DESCRIPTION OF THE TASK:
Transcribe the listing that follows in full, omitting pictures.

──────────

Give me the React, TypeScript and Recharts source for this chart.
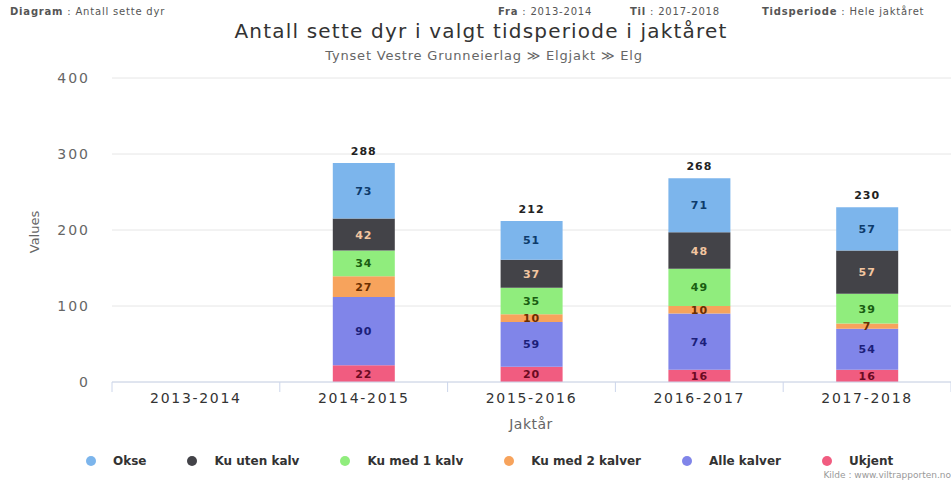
import React from "react";
import { BarChart, Bar, XAxis, YAxis, CartesianGrid, LabelList } from "recharts";

const categories = ["2013-2014", "2014-2015", "2015-2016", "2016-2017", "2017-2018"];
const okse = [0, 73, 51, 71, 57];
const kuUtenKalv = [0, 42, 37, 48, 57];
const kuMed1Kalv = [0, 34, 35, 49, 39];
const kuMed2Kalver = [0, 27, 10, 10, 7];
const alleKalver = [0, 90, 59, 74, 54];
const ukjent = [0, 22, 20, 16, 16];
const yTicks = [0, 100, 200, 300, 400];

const seriesDefs = [
  { key: "ukjent", name: "Ukjent", values: ukjent, color: "#f15c80", label: "#6b0a22" },
  { key: "alleKalver", name: "Alle kalver", values: alleKalver, color: "#8085e9", label: "#1c1f7a" },
  { key: "kuMed2Kalver", name: "Ku med 2 kalver", values: kuMed2Kalver, color: "#f7a35c", label: "#6b2e00" },
  { key: "kuMed1Kalv", name: "Ku med 1 kalv", values: kuMed1Kalv, color: "#90ed7d", label: "#1a5e12" },
  { key: "kuUtenKalv", name: "Ku uten kalv", values: kuUtenKalv, color: "#434348", label: "#f3c6a0" },
  { key: "okse", name: "Okse", values: okse, color: "#7cb5ec", label: "#0d3b6b" },
];
const legendOrder = ["okse", "kuUtenKalv", "kuMed1Kalv", "kuMed2Kalver", "alleKalver", "ukjent"];

const data = categories.map((c, i) => {
  const row: any = { cat: c };
  let total = 0;
  seriesDefs.forEach((s) => {
    row[s.key] = s.values[i];
    total += s.values[i];
  });
  row.total = total;
  return row;
});

const FONT = "'DejaVu Sans', Verdana, sans-serif";
const W = 951;
const H = 480;
const PLOT_LEFT = 112;
const PLOT_RIGHT = 951;
const BAND = (PLOT_RIGHT - PLOT_LEFT) / categories.length;

const XTick = (props: any) => {
  const { x, y, payload, index } = props;
  const half = BAND / 2;
  return (
    <g>
      <line x1={x - half} x2={x - half} y1={y - 8} y2={y + 2} stroke="#ccd6eb" />
      {index === categories.length - 1 && (
        <line x1={x + half} x2={x + half} y1={y - 8} y2={y + 2} stroke="#ccd6eb" />
      )}
      <text x={x} y={y + 13} textAnchor="middle" fill="#333" fontSize={14} letterSpacing={1.7} fontFamily={FONT}>
        {payload.value}
      </text>
    </g>
  );
};

const makeInner = (color: string) => (p: any) => {
  const { x, y, width, height, value } = p;
  if (!value) return null;
  return (
    <text
      x={Number(x) + Number(width) / 2}
      y={Number(y) + Number(height) / 2 + 4}
      textAnchor="middle"
      fill={color}
      fontSize={11}
      fontWeight="bold"
      letterSpacing={1}
      fontFamily={FONT}
    >
      {value}
    </text>
  );
};

const totalLabel = (p: any) => {
  const { x, y, width, value } = p;
  if (!value) return null;
  return (
    <text
      x={Number(x) + Number(width) / 2}
      y={Number(y) - 8}
      textAnchor="middle"
      fill="#222"
      fontSize={11}
      fontWeight="bold"
      letterSpacing={1}
      fontFamily={FONT}
    >
      {value}
    </text>
  );
};

const headerStyle: React.CSSProperties = {
  position: "absolute",
  top: 6,
  fontSize: 10,
  letterSpacing: 0.8,
  color: "#555",
  whiteSpace: "nowrap",
  lineHeight: "12px",
};

export default function App() {
  return (
    <div style={{ position: "absolute", left: 0, top: 0, width: W, height: H, background: "#fff", fontFamily: FONT, overflow: "hidden" }}>
      <BarChart
        width={W}
        height={H}
        data={data}
        margin={{ top: 78, right: 0, bottom: 68, left: 42 }}
        barCategoryGap="0%"
      >
        <CartesianGrid vertical={false} stroke="#e6e6e6" />
        <XAxis
          dataKey="cat"
          height={30}
          axisLine={{ stroke: "#ccd6eb" }}
          tickLine={false}
          tick={<XTick />}
          interval={0}
        />
        <YAxis
          width={70}
          domain={[0, 400]}
          ticks={yTicks}
          axisLine={false}
          tickLine={false}
          tickSize={6}
          tickMargin={16}
          tick={{ fill: "#666", fontSize: 14, letterSpacing: 2, fontFamily: FONT }}
        />
        {seriesDefs.map((s) => (
          <Bar key={s.key} dataKey={s.key} name={s.name} stackId="a" fill={s.color} barSize={62} isAnimationActive={false}>
            <LabelList dataKey={s.key} content={makeInner(s.label)} />
            {s.key === "okse" && <LabelList dataKey="total" content={totalLabel} />}
          </Bar>
        ))}
      </BarChart>

      {/* Header */}
      <div style={{ ...headerStyle, left: 10 }}>
        <b>Diagram</b> : Antall sette dyr
      </div>
      <div style={{ ...headerStyle, left: 498 }}>
        <b>Fra</b> : 2013-2014
      </div>
      <div style={{ ...headerStyle, left: 630 }}>
        <b>Til</b> : 2017-2018
      </div>
      <div style={{ ...headerStyle, left: 762 }}>
        <b>Tidsperiode</b> : Hele jaktåret
      </div>

      {/* Title */}
      <div style={{ position: "absolute", left: 0, width: 962, top: 19, lineHeight: "24px", textAlign: "center", fontSize: 20, color: "#333", letterSpacing: 1.2, whiteSpace: "nowrap" }}>
        Antall sette dyr i valgt tidsperiode i jaktåret
      </div>
      <div style={{ position: "absolute", left: 0, width: 968, top: 48, lineHeight: "16px", textAlign: "center", fontSize: 13, color: "#666", letterSpacing: 0.8, whiteSpace: "nowrap" }}>
        Tynset Vestre Grunneierlag ≫ Elgjakt ≫ Elg
      </div>

      {/* Y axis title */}
      <div style={{ position: "absolute", left: 34, top: 232, transform: "translate(-50%, -50%) rotate(-90deg)", fontSize: 13, color: "#666", whiteSpace: "nowrap" }}>
        Values
      </div>

      {/* X axis title */}
      <div style={{ position: "absolute", left: 531, top: 424, transform: "translate(-50%, -50%)", fontSize: 14, color: "#666", letterSpacing: 0.5, whiteSpace: "nowrap" }}>
        Jaktår
      </div>

      {/* Legend */}
      <div style={{ position: "absolute", left: 86, top: 454, display: "flex", alignItems: "center", gap: 41, whiteSpace: "nowrap" }}>
        {legendOrder.map((k) => {
          const s = seriesDefs.find((d) => d.key === k)!;
          return (
            <div key={k} style={{ display: "flex", alignItems: "center" }}>
              <span style={{ width: 10, height: 10, borderRadius: 5, background: s.color, display: "inline-block", marginRight: 17 }} />
              <span style={{ fontSize: 12, fontWeight: "bold", color: "#333" }}>{s.name}</span>
            </div>
          );
        })}
      </div>

      {/* Credits */}
      <div style={{ position: "absolute", right: 0, top: 470, fontSize: 9, color: "#999", whiteSpace: "nowrap" }}>
        Kilde : www.viltrapporten.no
      </div>
    </div>
  );
}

──────────

RESPONSE TO THE TASK:
Give me the React, TypeScript and Recharts source for this chart.
import React from "react";
import { BarChart, Bar, XAxis, YAxis, CartesianGrid, LabelList } from "recharts";

const categories = ["2013-2014", "2014-2015", "2015-2016", "2016-2017", "2017-2018"];
const okse = [0, 73, 51, 71, 57];
const kuUtenKalv = [0, 42, 37, 48, 57];
const kuMed1Kalv = [0, 34, 35, 49, 39];
const kuMed2Kalver = [0, 27, 10, 10, 7];
const alleKalver = [0, 90, 59, 74, 54];
const ukjent = [0, 22, 20, 16, 16];
const yTicks = [0, 100, 200, 300, 400];

const seriesDefs = [
  { key: "ukjent", name: "Ukjent", values: ukjent, color: "#f15c80", label: "#6b0a22" },
  { key: "alleKalver", name: "Alle kalver", values: alleKalver, color: "#8085e9", label: "#1c1f7a" },
  { key: "kuMed2Kalver", name: "Ku med 2 kalver", values: kuMed2Kalver, color: "#f7a35c", label: "#6b2e00" },
  { key: "kuMed1Kalv", name: "Ku med 1 kalv", values: kuMed1Kalv, color: "#90ed7d", label: "#1a5e12" },
  { key: "kuUtenKalv", name: "Ku uten kalv", values: kuUtenKalv, color: "#434348", label: "#f3c6a0" },
  { key: "okse", name: "Okse", values: okse, color: "#7cb5ec", label: "#0d3b6b" },
];
const legendOrder = ["okse", "kuUtenKalv", "kuMed1Kalv", "kuMed2Kalver", "alleKalver", "ukjent"];

const data = categories.map((c, i) => {
  const row: any = { cat: c };
  let total = 0;
  seriesDefs.forEach((s) => {
    row[s.key] = s.values[i];
    total += s.values[i];
  });
  row.total = total;
  return row;
});

const FONT = "'DejaVu Sans', Verdana, sans-serif";
const W = 951;
const H = 480;
const PLOT_LEFT = 112;
const PLOT_RIGHT = 951;
const BAND = (PLOT_RIGHT - PLOT_LEFT) / categories.length;

const XTick = (props: any) => {
  const { x, y, payload, index } = props;
  const half = BAND / 2;
  return (
    <g>
      <line x1={x - half} x2={x - half} y1={y - 8} y2={y + 2} stroke="#ccd6eb" />
      {index === categories.length - 1 && (
        <line x1={x + half} x2={x + half} y1={y - 8} y2={y + 2} stroke="#ccd6eb" />
      )}
      <text x={x} y={y + 13} textAnchor="middle" fill="#333" fontSize={14} letterSpacing={1.7} fontFamily={FONT}>
        {payload.value}
      </text>
    </g>
  );
};

const makeInner = (color: string) => (p: any) => {
  const { x, y, width, height, value } = p;
  if (!value) return null;
  return (
    <text
      x={Number(x) + Number(width) / 2}
      y={Number(y) + Number(height) / 2 + 4}
      textAnchor="middle"
      fill={color}
      fontSize={11}
      fontWeight="bold"
      letterSpacing={1}
      fontFamily={FONT}
    >
      {value}
    </text>
  );
};

const totalLabel = (p: any) => {
  const { x, y, width, value } = p;
  if (!value) return null;
  return (
    <text
      x={Number(x) + Number(width) / 2}
      y={Number(y) - 8}
      textAnchor="middle"
      fill="#222"
      fontSize={11}
      fontWeight="bold"
      letterSpacing={1}
      fontFamily={FONT}
    >
      {value}
    </text>
  );
};

const headerStyle: React.CSSProperties = {
  position: "absolute",
  top: 6,
  fontSize: 10,
  letterSpacing: 0.8,
  color: "#555",
  whiteSpace: "nowrap",
  lineHeight: "12px",
};

export default function App() {
  return (
    <div style={{ position: "absolute", left: 0, top: 0, width: W, height: H, background: "#fff", fontFamily: FONT, overflow: "hidden" }}>
      <BarChart
        width={W}
        height={H}
        data={data}
        margin={{ top: 78, right: 0, bottom: 68, left: 42 }}
        barCategoryGap="0%"
      >
        <CartesianGrid vertical={false} stroke="#e6e6e6" />
        <XAxis
          dataKey="cat"
          height={30}
          axisLine={{ stroke: "#ccd6eb" }}
          tickLine={false}
          tick={<XTick />}
          interval={0}
        />
        <YAxis
          width={70}
          domain={[0, 400]}
          ticks={yTicks}
          axisLine={false}
          tickLine={false}
          tickSize={6}
          tickMargin={16}
          tick={{ fill: "#666", fontSize: 14, letterSpacing: 2, fontFamily: FONT }}
        />
        {seriesDefs.map((s) => (
          <Bar key={s.key} dataKey={s.key} name={s.name} stackId="a" fill={s.color} barSize={62} isAnimationActive={false}>
            <LabelList dataKey={s.key} content={makeInner(s.label)} />
            {s.key === "okse" && <LabelList dataKey="total" content={totalLabel} />}
          </Bar>
        ))}
      </BarChart>

      {/* Header */}
      <div style={{ ...headerStyle, left: 10 }}>
        <b>Diagram</b> : Antall sette dyr
      </div>
      <div style={{ ...headerStyle, left: 498 }}>
        <b>Fra</b> : 2013-2014
      </div>
      <div style={{ ...headerStyle, left: 630 }}>
        <b>Til</b> : 2017-2018
      </div>
      <div style={{ ...headerStyle, left: 762 }}>
        <b>Tidsperiode</b> : Hele jaktåret
      </div>

      {/* Title */}
      <div style={{ position: "absolute", left: 0, width: 962, top: 19, lineHeight: "24px", textAlign: "center", fontSize: 20, color: "#333", letterSpacing: 1.2, whiteSpace: "nowrap" }}>
        Antall sette dyr i valgt tidsperiode i jaktåret
      </div>
      <div style={{ position: "absolute", left: 0, width: 968, top: 48, lineHeight: "16px", textAlign: "center", fontSize: 13, color: "#666", letterSpacing: 0.8, whiteSpace: "nowrap" }}>
        Tynset Vestre Grunneierlag ≫ Elgjakt ≫ Elg
      </div>

      {/* Y axis title */}
      <div style={{ position: "absolute", left: 34, top: 232, transform: "translate(-50%, -50%) rotate(-90deg)", fontSize: 13, color: "#666", whiteSpace: "nowrap" }}>
        Values
      </div>

      {/* X axis title */}
      <div style={{ position: "absolute", left: 531, top: 424, transform: "translate(-50%, -50%)", fontSize: 14, color: "#666", letterSpacing: 0.5, whiteSpace: "nowrap" }}>
        Jaktår
      </div>

      {/* Legend */}
      <div style={{ position: "absolute", left: 86, top: 454, display: "flex", alignItems: "center", gap: 41, whiteSpace: "nowrap" }}>
        {legendOrder.map((k) => {
          const s = seriesDefs.find((d) => d.key === k)!;
          return (
            <div key={k} style={{ display: "flex", alignItems: "center" }}>
              <span style={{ width: 10, height: 10, borderRadius: 5, background: s.color, display: "inline-block", marginRight: 17 }} />
              <span style={{ fontSize: 12, fontWeight: "bold", color: "#333" }}>{s.name}</span>
            </div>
          );
        })}
      </div>

      {/* Credits */}
      <div style={{ position: "absolute", right: 0, top: 470, fontSize: 9, color: "#999", whiteSpace: "nowrap" }}>
        Kilde : www.viltrapporten.no
      </div>
    </div>
  );
}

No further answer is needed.